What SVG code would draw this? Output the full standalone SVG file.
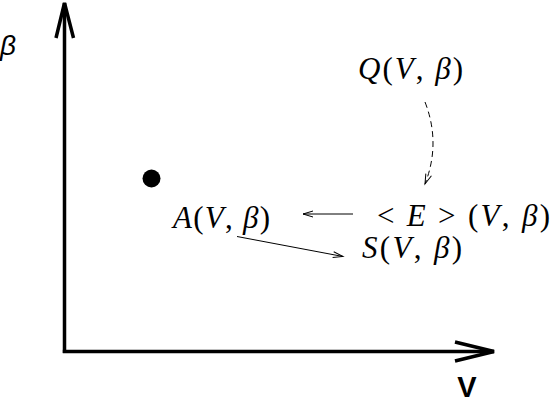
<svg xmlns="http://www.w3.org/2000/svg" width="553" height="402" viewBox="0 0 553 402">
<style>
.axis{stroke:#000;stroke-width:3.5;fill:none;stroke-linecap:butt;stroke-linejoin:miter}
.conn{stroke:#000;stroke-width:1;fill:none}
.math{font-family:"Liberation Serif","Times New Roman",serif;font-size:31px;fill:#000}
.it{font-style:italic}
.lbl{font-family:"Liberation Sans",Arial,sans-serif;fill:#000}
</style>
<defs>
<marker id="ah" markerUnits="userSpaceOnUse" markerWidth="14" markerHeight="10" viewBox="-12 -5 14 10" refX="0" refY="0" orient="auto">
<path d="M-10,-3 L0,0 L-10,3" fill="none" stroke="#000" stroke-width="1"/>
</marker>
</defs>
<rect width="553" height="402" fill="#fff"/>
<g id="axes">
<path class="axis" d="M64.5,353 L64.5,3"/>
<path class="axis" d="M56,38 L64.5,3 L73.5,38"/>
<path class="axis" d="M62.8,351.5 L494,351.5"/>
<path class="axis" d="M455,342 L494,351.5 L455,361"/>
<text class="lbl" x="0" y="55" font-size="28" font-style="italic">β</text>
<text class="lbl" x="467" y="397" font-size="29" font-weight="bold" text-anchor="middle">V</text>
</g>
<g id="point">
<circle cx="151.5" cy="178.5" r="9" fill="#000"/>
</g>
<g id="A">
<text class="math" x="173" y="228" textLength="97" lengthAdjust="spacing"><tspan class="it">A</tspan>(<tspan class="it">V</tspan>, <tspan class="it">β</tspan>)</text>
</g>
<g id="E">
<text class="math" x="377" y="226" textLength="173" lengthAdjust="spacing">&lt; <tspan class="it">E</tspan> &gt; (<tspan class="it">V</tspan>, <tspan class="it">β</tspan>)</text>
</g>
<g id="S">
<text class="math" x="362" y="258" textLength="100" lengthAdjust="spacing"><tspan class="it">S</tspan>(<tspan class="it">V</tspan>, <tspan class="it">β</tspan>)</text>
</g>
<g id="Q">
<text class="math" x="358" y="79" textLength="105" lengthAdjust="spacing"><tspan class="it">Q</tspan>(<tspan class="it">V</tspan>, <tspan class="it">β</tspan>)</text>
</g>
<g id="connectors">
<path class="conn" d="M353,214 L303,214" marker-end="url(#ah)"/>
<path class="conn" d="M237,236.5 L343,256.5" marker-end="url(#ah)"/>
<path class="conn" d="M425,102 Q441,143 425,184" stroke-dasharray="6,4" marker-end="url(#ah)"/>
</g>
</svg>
------------------------------
_REQUEST_:
Ignore the images and quote every line of the listing exactly.

_TASK SOLUTION_:
What SVG code would draw this? Output the full standalone SVG file.
<svg xmlns="http://www.w3.org/2000/svg" width="553" height="402" viewBox="0 0 553 402">
<style>
.axis{stroke:#000;stroke-width:3.5;fill:none;stroke-linecap:butt;stroke-linejoin:miter}
.conn{stroke:#000;stroke-width:1;fill:none}
.math{font-family:"Liberation Serif","Times New Roman",serif;font-size:31px;fill:#000}
.it{font-style:italic}
.lbl{font-family:"Liberation Sans",Arial,sans-serif;fill:#000}
</style>
<defs>
<marker id="ah" markerUnits="userSpaceOnUse" markerWidth="14" markerHeight="10" viewBox="-12 -5 14 10" refX="0" refY="0" orient="auto">
<path d="M-10,-3 L0,0 L-10,3" fill="none" stroke="#000" stroke-width="1"/>
</marker>
</defs>
<rect width="553" height="402" fill="#fff"/>
<g id="axes">
<path class="axis" d="M64.5,353 L64.5,3"/>
<path class="axis" d="M56,38 L64.5,3 L73.5,38"/>
<path class="axis" d="M62.8,351.5 L494,351.5"/>
<path class="axis" d="M455,342 L494,351.5 L455,361"/>
<text class="lbl" x="0" y="55" font-size="28" font-style="italic">β</text>
<text class="lbl" x="467" y="397" font-size="29" font-weight="bold" text-anchor="middle">V</text>
</g>
<g id="point">
<circle cx="151.5" cy="178.5" r="9" fill="#000"/>
</g>
<g id="A">
<text class="math" x="173" y="228" textLength="97" lengthAdjust="spacing"><tspan class="it">A</tspan>(<tspan class="it">V</tspan>, <tspan class="it">β</tspan>)</text>
</g>
<g id="E">
<text class="math" x="377" y="226" textLength="173" lengthAdjust="spacing">&lt; <tspan class="it">E</tspan> &gt; (<tspan class="it">V</tspan>, <tspan class="it">β</tspan>)</text>
</g>
<g id="S">
<text class="math" x="362" y="258" textLength="100" lengthAdjust="spacing"><tspan class="it">S</tspan>(<tspan class="it">V</tspan>, <tspan class="it">β</tspan>)</text>
</g>
<g id="Q">
<text class="math" x="358" y="79" textLength="105" lengthAdjust="spacing"><tspan class="it">Q</tspan>(<tspan class="it">V</tspan>, <tspan class="it">β</tspan>)</text>
</g>
<g id="connectors">
<path class="conn" d="M353,214 L303,214" marker-end="url(#ah)"/>
<path class="conn" d="M237,236.5 L343,256.5" marker-end="url(#ah)"/>
<path class="conn" d="M425,102 Q441,143 425,184" stroke-dasharray="6,4" marker-end="url(#ah)"/>
</g>
</svg>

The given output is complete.